If you want your chorizo to have more bite, add a pinch of cayenne powder to the spice mix. The smoky spiciness of the cayenne provides a wonderful lingering heat on the pallet that I think really adds to the recipe, although it’s also delicious just as it is!
I love sprinkling these chorizo crumbles over spaghetti bolognese, chili, baked potatoes, and salads. You could also use them to make tasty vegan chorizo tacos… A guaranteed winner for any family gathering or social event – even your carnivore friends won’t be able to get enough!
Vegan Chorizo: The Best Homemade Recipe
2 tbsp light oil (for example, canola or vegetable oil)
2 tbsp soy sauce
1 tbsp apple cider vinegar
1 tbsp chili powder
2 tsp smoked paprika
1 tsp garlic powder
1 tsp oregano
½ tsp black pepper
¼ tsp ground cumin
¼ tsp ground coriander
1/8 tsp ground cloves
1 block extra-firm tofu, pressed and crumbled
Use a tofu press or DIY pressing method to squeeze any excess liquid out of your extra-firm tofu.

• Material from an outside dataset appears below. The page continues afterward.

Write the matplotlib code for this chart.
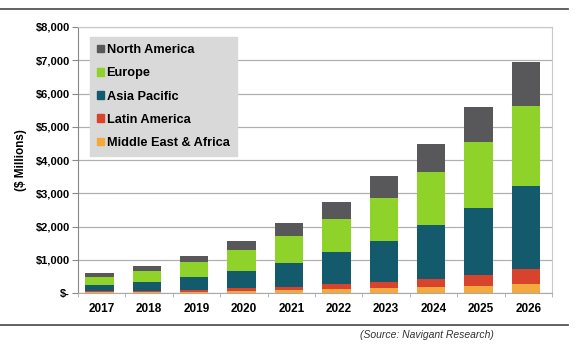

Preheat oven to 350℉, and grease and line a baking sheet.
Take a large bowl and place the oil, soy sauce, vinegar, and all of the spices into it, stirring well to combine.
Once the water has been squeezed from the tofu, crumble the block into the seasoning bowl using your fingers, then mix well until the tofu and seasoning are well-combined. Make sure every piece of tofu is well-coated.
Spread the crumbled tofu over the prepared baking sheet to create an even layer.
Bake the tofu for 25-30 min, occasionally stirring to ensure every piece cooks evenly without sticking.
Once the tofu is nicely browned, take it out of the oven and enjoy hot or cold – some tofu pieces will be darker than others, but this is okay and will provide a more interesting texture.